The two choirs meet at the temple of God. There the people offer great sacrifices and rejoice greatly, because God had given them great joy. Their joy is not mere excitement or self-made enthusiasm; it is the fitting response to God’s preserving and restoring mercy. Women and children also rejoice, and the sound of Jerusalem’s praise is heard far away, making God’s work publicly visible.

The chapter then moves from celebration to ongoing faithfulness. Men are appointed over storerooms to collect contributions, firstfruits, and tithes for the priests and Levites as the law required. The people delight in the ministry of the priests and Levites, and the singers and gatekeepers are supported according to daily need.

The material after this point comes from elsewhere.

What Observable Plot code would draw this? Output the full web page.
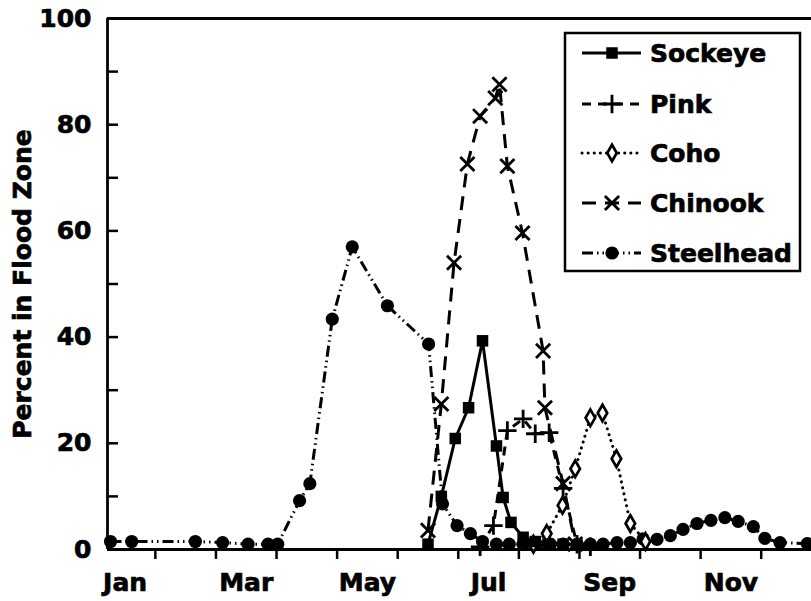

The text says that “all Israel” contributed, using covenant language for the restored community. Nehemiah anchors this worship order in the patterns associated with David, Asaph, and Solomon. Restoration is not presented as novelty, but as the renewal of God-given worship order for Israel.

Key truths

  • God is the giver of security, restoration, and true covenant joy.
  • The restored wall of Jerusalem served worship and covenant life; it was not an end in itself.
  • Holiness governed the dedication: the leaders, people, gates, and wall were purified before God.
  • Public thanksgiving was ordered, reverent, and rooted in Israel’s appointed worship patterns.
  • Legitimate priestly and Levitical service mattered for temple-centered life in restored Jerusalem.
  • Faithful worship required practical stewardship, including regular support for those who served.
  • The restored community is described in covenantal terms as “all Israel,” even while living in the fragile post-exilic setting.

Warnings, promises, and commands

  • The priests and Levites purified themselves, the people, the gates, and the wall.
  • The community supported priests, Levites, singers, and gatekeepers with the portions prescribed by the law.
  • The service was carried out according to the commandments and patterns associated with David, Asaph, and Solomon.
  • This passage should not be used as a promise that every modern building project will prosper if it is celebrated religiously.

Biblical theology

This passage belongs to Israel’s post-exilic restoration under Persian rule. The temple had been rebuilt, the wall was now completed, and Jerusalem was being reordered around covenant worship. The scene preserves Israel’s distinct role, the Mosaic concern for priestly holiness, and the Davidic pattern of ordered praise. In the larger biblical story, it keeps alive the hope of a purified people and a secure holy city where God dwells with his people. That hope ultimately points forward to the Messiah and the final holy city, but the details here should not be allegorized or treated as a coded prophecy.

Reflection and application

  • God’s people should respond to his mercies with public thanksgiving, not quiet indifference or self-congratulation.
  • Worship should be joyful and reverent, marked by holiness and order rather than careless improvisation.
  • Spiritual renewal should include practical faithfulness, including responsible support for the work of ministry.
  • Leaders should care about continuity, integrity, and lawful stewardship, not merely visible success.
  • This passage applies by principle to worship, holiness, gratitude, and stewardship, but it is not a direct template for modern churches, nations, or construction projects.